Even the early afternoon start times for women’s games, while overlapping with the conventional working day, haven’t worked out so badly due to the time differences of the Tokyo Olympics, meaning that just as coverage for the day ends there, the women’s Hundred matches have begun.

Another notable upside is that the broadcasters covering the men’s and women’s matches have been the same for each day.

All of a sudden, Kevin Pietersen, Stuart Broad and Dinesh Karthik, with large social media followings and influence across the game, are being introduced to the magic of Jemimah Rodrigues and Nat Sciver.

Pietersen’s purring at some of Rodrigues’ shots was a delight.

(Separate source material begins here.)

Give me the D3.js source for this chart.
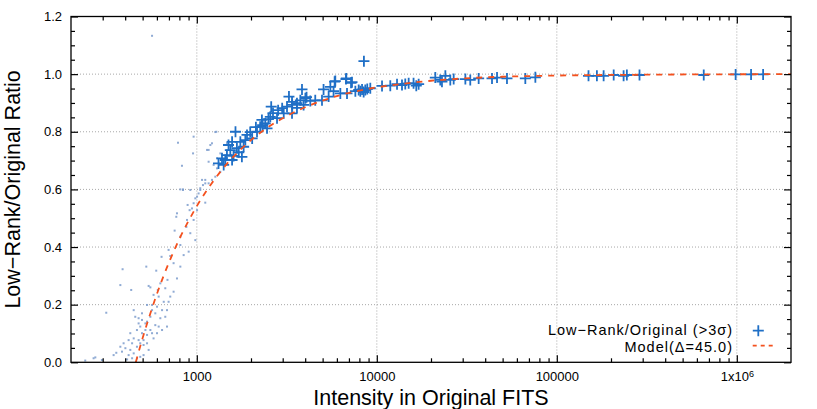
<!DOCTYPE html>
<html lang="en">

<head>
    <meta charset="UTF-8">
    <title>Low-Rank / Original Ratio</title>
    <style>
        body {
            margin: 0;
            background: #fff;
        }

        svg {
            display: block;
            font-family: "Liberation Sans", Arial, sans-serif;
        }

        .grid line {
            stroke: #a8a8a8;
            stroke-width: 1;
            stroke-dasharray: 1, 2;
        }
    </style>
    <script src="https://d3js.org/d3.v7.min.js"></script>
</head>

<body>
    <svg width="817" height="409"></svg>

    <script>
        // tick values
        const intensityTicks = [1000, 10000, 100000, 1000000];
        const ratioTicks = [0, 0.2, 0.4, 0.6, 0.8, 1.0, 1.2];

        // "+" points : intensity / ratio (>3 sigma)
        const crossIntensity = [
            3250, 2590, 3170, 3600, 3380, 2790, 2560, 2400, 2250, 2160,
            1640, 1900, 2030, 1745, 1570, 1820, 1670, 1535, 1780, 1470,
            1380, 1570, 1410, 1320, 3040, 2300, 2455,
            1500, 1710, 1440, 1600, 1860, 1980, 2130, 2320, 2500, 2650, 2830, 2980,
            3390, 3760, 4070,
            8480, 3840, 5060, 5880, 6770, 7280, 5520, 5750, 6270, 4010,
            4270, 4550, 4960, 3380, 3600, 3920, 5400, 6830, 7600, 7930,
            8280, 8630, 9200, 8100, 8850, 8450, 6740, 7190, 5830,
            10690, 11880, 12950, 14390, 15030, 13800,
            16000, 16570, 17080, 21130, 22520, 24030, 23010, 25600, 26730,
            31040, 33050, 36800, 43650, 46540, 52860, 66840, 76000,
            150000, 167000, 182000, 207000, 235000, 245000, 288000,
            655000, 985000, 1200000, 1400000
        ];
        const crossRatio = [
            0.922, 0.887, 0.887, 0.899, 0.864, 0.847, 0.852, 0.829, 0.817, 0.800,
            0.800, 0.789, 0.777, 0.765, 0.765, 0.748, 0.743, 0.736, 0.713, 0.719,
            0.708, 0.702, 0.685, 0.690, 0.864, 0.841, 0.812,
            0.754, 0.729, 0.702, 0.716, 0.771, 0.799, 0.816, 0.823, 0.844, 0.865, 0.875, 0.882,
            0.893, 0.909, 0.920,
            1.045, 0.947, 0.947, 0.976, 0.985, 0.972, 0.956, 0.941, 0.933, 0.916,
            0.907, 0.909, 0.909, 0.904, 0.883, 0.893, 0.922, 0.933, 0.941, 0.945,
            0.947, 0.945, 0.951, 0.941, 0.948, 0.938, 0.983, 0.970, 0.974,
            0.959, 0.960, 0.965, 0.966, 0.968, 0.962,
            0.968, 0.960, 0.965, 0.988, 0.980, 0.994, 0.974, 0.980, 0.983,
            0.983, 0.980, 0.985, 0.985, 0.988, 0.985, 0.985, 0.989,
            0.994, 0.994, 0.994, 0.997, 0.994, 0.997, 0.997,
            0.997, 0.999, 0.999, 0.999
        ];

        // small dots : all pixels
        const dotIntensity = [
            564, 786, 960, 953, 827, 838, 314, 387, 376, 432,
            240, 273, 297, 524, 540, 552, 637, 595, 627, 575,
            607, 697, 712, 743, 776, 743, 697, 753, 776, 769,
            810, 875, 882, 912, 940, 960, 981, 920, 889, 981,
            1023, 1045, 1114, 1082, 1114, 1163, 1214, 1267, 920, 810,
            838,
            446, 455, 475, 496, 518, 552, 564, 588, 627, 588,
            552, 529, 496, 465, 427, 418, 392, 401, 427, 446,
            418, 384, 357, 345, 465, 485, 506, 475, 529, 540,
            506, 485, 465, 437, 410, 267, 668, 683, 641, 601,
            575, 446, 376, 655, 614, 564, 529, 496, 518, 485,
            1140, 1163, 1267, 1214, 1295, 1471, 1351, 1069, 1045, 1003,
            1114, 1295, 1283, 1189, 1163, 1351, 1240,
            437, 506, 564, 614, 529, 475, 601, 641, 683, 712,
            668, 687, 810, 845, 810, 901, 960, 1003
        ];
        const dotRatio = [
            1.133, 0.762, 0.783, 0.725, 0.682, 0.600, 0.172, 0.323, 0.268, 0.251,
            0.006, 0.017, 0.008, 0.332, 0.265, 0.260, 0.366, 0.318, 0.274, 0.234,
            0.251, 0.390, 0.369, 0.344, 0.291, 0.245, 0.210, 0.457, 0.517, 0.505,
            0.436, 0.470, 0.494, 0.528, 0.534, 0.494, 0.424, 0.448, 0.546, 0.569,
            0.586, 0.598, 0.554, 0.615, 0.633, 0.621, 0.633, 0.644, 0.598, 0.600,
            0.598,
            0.181, 0.158, 0.135, 0.147, 0.135, 0.158, 0.181, 0.170, 0.153, 0.129,
            0.112, 0.095, 0.101, 0.112, 0.101, 0.077, 0.066, 0.049, 0.043, 0.031,
            0.025, 0.037, 0.033, 0.025, 0.054, 0.066, 0.077, 0.077, 0.066, 0.043,
            0.025, 0.019, 0.014, 0.014, 0.010, 0.014, 0.158, 0.124, 0.112, 0.101,
            0.083, 0.083, 0.054, 0.210, 0.228, 0.199, 0.199, 0.170, 0.112, 0.124,
            0.737, 0.696, 0.799, 0.760, 0.708, 0.760, 0.661, 0.633, 0.604, 0.575,
            0.621, 0.673, 0.800, 0.754, 0.737, 0.725, 0.685,
            0.066, 0.060, 0.101, 0.124, 0.141, 0.153, 0.193, 0.181, 0.181, 0.228,
            0.257, 0.286, 0.332, 0.372, 0.407, 0.384, 0.552, 0.528
        ];

        // model curve, Delta = 45.0
        const modelIntensity = [458, 500, 550, 600, 700, 800, 900, 1000, 1200, 1500,
            2000, 2500, 3000, 4000, 5000, 6000, 8000, 10000, 15000, 20000,
            30000, 50000, 100000, 300000, 1000000, 2000000];
        const modelRatio = [0, 0.084, 0.167, 0.237, 0.346, 0.428, 0.491, 0.542, 0.618, 0.695,
            0.771, 0.817, 0.847, 0.885, 0.908, 0.924, 0.943, 0.954, 0.969, 0.977,
            0.985, 0.991, 0.995, 0.998, 0.9995, 1.0];

        const crossColor = '#1f6fc6';
        const dotColor = '#7c9ccd';
        const modelColor = '#f4511e';

        let plotLeft = 71, plotRight = 791, plotTop = 16.5, plotBottom = 362.3;

        let svg = d3.select('svg');

        let x = d3.scaleLog().domain([200, 2000000]).range([plotLeft, plotRight]);
        let y = d3.scaleLinear().domain([0, 1.2]).range([plotBottom, plotTop]);

        // minor tick positions
        let minorX = [];
        for (let d = 100; d <= 1000000; d *= 10) {
            for (let m = 2; m <= 9; m++) {
                let v = d * m;
                if (v > 200 && v < 2000000) minorX.push(v);
            }
        }
        let minorY = d3.range(0, 1.2001, 0.05).filter(v => Math.abs(v / 0.2 - Math.round(v / 0.2)) > 0.01);

        // grid
        let grid = svg.append('g').attr('class', 'grid');
        grid.selectAll('.gx')
            .data(intensityTicks)
            .join('line')
            .attr('class', 'gx')
            .attr('x1', d => x(d)).attr('x2', d => x(d))
            .attr('y1', plotTop).attr('y2', plotBottom);
        grid.selectAll('.gy')
            .data(ratioTicks.filter(d => d > 0 && d < 1.2))
            .join('line')
            .attr('class', 'gy')
            .attr('x1', plotLeft).attr('x2', plotRight)
            .attr('y1', d => y(d)).attr('y2', d => y(d));

        // clip
        svg.append('clipPath').attr('id', 'plot')
            .append('rect')
            .attr('x', plotLeft).attr('y', plotTop)
            .attr('width', plotRight - plotLeft).attr('height', plotBottom - plotTop);

        let plot = svg.append('g').attr('clip-path', 'url(#plot)');

        // dots
        plot.selectAll('.dot')
            .data(dotIntensity)
            .join('rect')
            .attr('class', 'dot')
            .attr('x', (d, i) => x(d) - 1)
            .attr('y', (d, i) => y(dotRatio[i]) - 1)
            .attr('width', 2)
            .attr('height', 2)
            .attr('fill', dotColor)
            .attr('opacity', 0.85);

        // crosses
        let cross = (cx, cy, r) => `M${cx - r},${cy}H${cx + r}M${cx},${cy - r}V${cy + r}`;

        plot.selectAll('.cross')
            .data(crossIntensity)
            .join('path')
            .attr('class', 'cross')
            .attr('d', (d, i) => cross(x(d), y(crossRatio[i]), 5.5))
            .attr('stroke', crossColor)
            .attr('stroke-width', 1.8)
            .attr('fill', 'none');

        // model line
        let line = d3.line()
            .x((d, i) => x(d))
            .y((d, i) => y(modelRatio[i]))
            .curve(d3.curveMonotoneX);

        plot.append('path')
            .attr('d', line(modelIntensity))
            .attr('fill', 'none')
            .attr('stroke', modelColor)
            .attr('stroke-width', 1.8)
            .attr('stroke-dasharray', '6,6');

        // axes (ticks point inward, mirrored)
        let axes = svg.append('g');

        function styleAxis(g) {
            g.select('.domain').remove();
            g.selectAll('line').attr('stroke', '#000').attr('stroke-width', 1.2);
            g.selectAll('text')
                .attr('font-family', '"Liberation Sans", Arial, sans-serif')
                .attr('font-size', 13)
                .attr('fill', '#000');
        }

        let xb = axes.append('g').attr('transform', `translate(0,${plotBottom})`)
            .call(d3.axisBottom(x).tickValues(intensityTicks).tickSize(-7).tickFormat(''));
        styleAxis(xb);
        xb.selectAll('.tick text').remove();
        xb.selectAll('.tick').append('text')
            .attr('y', 9.5).attr('dy', '0.71em')
            .attr('text-anchor', 'middle')
            .attr('font-size', 13)
            .attr('fill', '#000')
            .each(function (d) {
                let t = d3.select(this);
                if (d >= 1000000) {
                    t.append('tspan').text('1x10');
                    t.append('tspan').attr('dy', '-0.45em').attr('font-size', 9).text(Math.log10(d));
                } else {
                    t.text(d);
                }
            });
        styleAxis(axes.append('g').attr('transform', `translate(0,${plotBottom})`)
            .call(d3.axisBottom(x).tickValues(minorX).tickSize(-4).tickFormat('')));
        styleAxis(axes.append('g').attr('transform', `translate(0,${plotTop})`)
            .call(d3.axisTop(x).tickValues(intensityTicks).tickSize(-7).tickFormat('')));
        styleAxis(axes.append('g').attr('transform', `translate(0,${plotTop})`)
            .call(d3.axisTop(x).tickValues(minorX).tickSize(-4).tickFormat('')));

        styleAxis(axes.append('g').attr('transform', `translate(${plotLeft},0)`)
            .call(d3.axisLeft(y).tickValues(ratioTicks).tickSize(-7).tickPadding(9).tickFormat(d3.format('.1f'))));
        styleAxis(axes.append('g').attr('transform', `translate(${plotLeft},0)`)
            .call(d3.axisLeft(y).tickValues(minorY).tickSize(-4).tickFormat('')));
        styleAxis(axes.append('g').attr('transform', `translate(${plotRight},0)`)
            .call(d3.axisRight(y).tickValues(ratioTicks).tickSize(-7).tickFormat('')));
        styleAxis(axes.append('g').attr('transform', `translate(${plotRight},0)`)
            .call(d3.axisRight(y).tickValues(minorY).tickSize(-4).tickFormat('')));

        // frame
        svg.append('rect')
            .attr('x', plotLeft).attr('y', plotTop)
            .attr('width', plotRight - plotLeft).attr('height', plotBottom - plotTop)
            .attr('fill', 'none')
            .attr('stroke', '#000')
            .attr('stroke-width', 1.3);

        // axis titles
        svg.append('text')
            .attr('x', (plotLeft + plotRight) / 2).attr('y', 405)
            .attr('text-anchor', 'middle')
            .attr('font-size', 21.5)
            .text('Intensity in Original FITS');

        svg.append('text')
            .attr('transform', `translate(19.5,${(plotTop + plotBottom) / 2}) rotate(-90)`)
            .attr('text-anchor', 'middle')
            .attr('font-size', 21.5)
            .text('Low\u2212Rank/Original Ratio');

        // legend
        let legend = svg.append('g').attr('font-size', 14.5).attr('letter-spacing', 1.0);
        legend.append('text')
            .attr('x', 733).attr('y', 335.2)
            .attr('text-anchor', 'end')
            .text('Low\u2212Rank/Original (>3\u03c3)');
        legend.append('path')
            .attr('d', cross(758.3, 330.7, 5.5))
            .attr('stroke', crossColor)
            .attr('stroke-width', 1.8);
        legend.append('text')
            .attr('x', 733).attr('y', 351.6)
            .attr('text-anchor', 'end')
            .text('Model(\u0394=45.0)');
        legend.append('line')
            .attr('x1', 752.7).attr('x2', 773.3)
            .attr('y1', 345.7).attr('y2', 345.7)
            .attr('stroke', modelColor)
            .attr('stroke-width', 1.8)
            .attr('stroke-dasharray', '4,4');
    </script>
</body>

</html>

The pandemic also means the men’s and women’s teams are far more intertwined.

The concept of ‘one club, two teams’ is one modelled on the Big Bash League in Australia, where each franchise has both a men’s and women’s side.

But even there the women’s teams had to latch on to a men’s league that had already been going for almost half a decade.

In The Hundred, the simultaneous inception of both the men’s and women’s leagues has meant that the men, for the first time, have a women’s team in their professional set-up from the start.

“I enjoyed the KSL, but I think for the women’s game, much like in the Big Bash League in Australia, to have the same club, the same products, so kids can buy a shirt or a cap or whatever it might be and follow the men’s and women’s teams is crucial,” adds Dagnall.

“If you’re a Trent Rockets fan, you’re a Trent Rockets fan, whether the women are playing or the men. They come as a package.”

The impact of Covid-19, and the need to maintain reasonably bio-secure environments around the players, has meant the men’s and women’s teams are seeing far more of each other than they otherwise would be without such restrictions.

They congregate in team rooms after play while the men have been widely seen supporting their sides on the ground and, finally, voicing that support on social media.

The Hundred also comes at the right time for women’s cricket. While domestic professionalisation has only just begun, the stars of the game, its England internationals and its overseas ones, have been professional for some time. And their skilful performances demonstrate this.

The highest individual score of The Hundred has been struck by a women, Rodrigues. And two of the five highest strike-rates in an innings have also been women’s. The timing for this domestic showcase is spot on.

“I was watching the first Hundred game,” recalls the journalist Jarrod Kimber recently on his podcast, Red Inker. “I went to the game with my family. I was enjoying it and thinking that this was a good game and suddenly I realised that I had never seen women’s domestic cricket at that quality before.”

Women’s cricket, as with all women’s sport, is on a pathway. It’s developing and progressing faster than most could have imagined and the development towards gender equality has been accelerated by The Hundred.

Whether this was largely accidental, or a carefully curated plan, is up for debate. But for the many criticisms of the men’s game, The Hundred should and is transforming the women’s.